The Ministry of Agriculture and Farmers Welfare plans to come up with a new certification system for organic cotton and its derivatives as part of its efforts to promote Indian export. 

The initiative comes after representations from service organisations to Prime Minister Narendra Modi seeking the notification of the “Indian Standard for Organic Textiles” to protect Indian organic cotton and the textiles industry. 

To come up with the new certification system, the Ministry of Agriculture and Farmers Welfare has set up a committee to look into the issues of organic certification of cotton and its derivatives. 

Stakeholders feedback

The committee will consider the possibility of launching the new certification system under the Agriculture Ministry with the National Accreditation Board for Certification Bodies and the Quality Council of India being part of it. 

As part of this initiative, the Agriculture Ministry will hold a stakeholders meeting in New Delhi on Tuesday, where the “need and relevance for another certification system with special focus on cotton and textile value chain” will be discussed. 

The stakeholders have been urged to suggest the scope of the sector to be covered, collect and provide feedback from various stakeholders, including private label operators, a communication sent by the Ministry said. 

Current market control

Last month, a Chennai-based service organisation wrote to Modi on how India remains a raw material supplier to Bangladesh due to the lack of a domestic textile standard for organic cotton. 

Currently, private organic textile standards such as Global Organic Textile Standards (GOTS) and Textile Exchange control the global market, reducing India to a mere raw material supplier in the organic textile segment, the organisation said. 

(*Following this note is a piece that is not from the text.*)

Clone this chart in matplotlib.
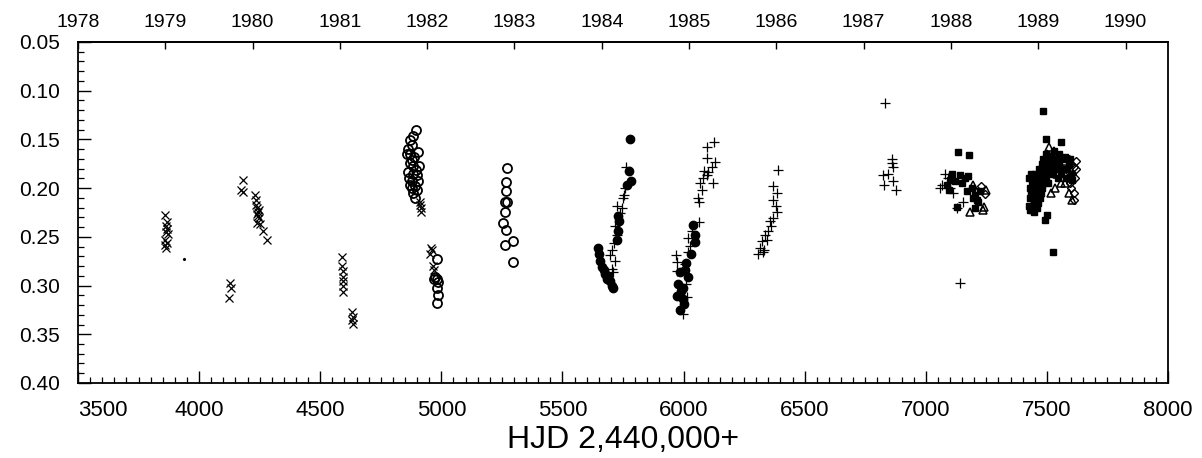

On November 18, 2014, the Directorate-General of Foreign Trade (DGFT)  issued an order on “Procedure for Export of Certified Organic Products”. The export of organic textiles was brought under Indian Standard for Organic Textiles through the notice. 

Seeking deferment

However, the organic textile industry urged the Centre to defer the implementation of the Indian standard to adjust to the new regime.  On December 18, 2014, the order was stayed by the DGFT until further orders. 

On May 5, 2015, the DGFT issued another order saying that the procedure for export of all certified organic products, included in the National Programme for Organic Production (NPOP), will come into effect, except for textiles from June 1, 2015. 

Currently, manufacturers and exporters of organic textiles are getting certified under GOTS to promote India’s organic textiles. But, Germany-based GOTS is not a government label but a “private standard” and “private label”.

As there is no link between NPOP and GOTS, the quantity of organic cotton produced under NPOP and taken as input by certification bodies or trade is a grey area and matter of concern, the Chennai-based organisation contended. 

‘Do reconciling audit’

Trade and certification bodies are allegedly rotating the same stock of organic cotton to generate a large volume of organic textiles. The real situation will be known only if a “reconciling audit of organic textile goods produced under GOTS and organic cotton” is done. 

The request to defer the 2014 order to implement the Indian Standard of Organic Textiles was because it was “far superior” to GOTS. The textile industry sought one year for implementing the standard. Seven years have since passed since then for manufacturers and exporters to have “voluntarily complied” with the Indian standard. 

The organisation pointed out that in the value chain of organic textiles, the government’s monitoring ends with organic cotton. This leaves its derivatives such as yarn, fabrics, made-ups and garments unregulated. 

As a result, the country is dependent on private standards to promote organic textiles in domestic and international markets. 

Trade sources said the Agriculture Ministry’s initiative on setting up a panel is primarily to promote indigenous varieties of cotton and organic cotton and their derivatives.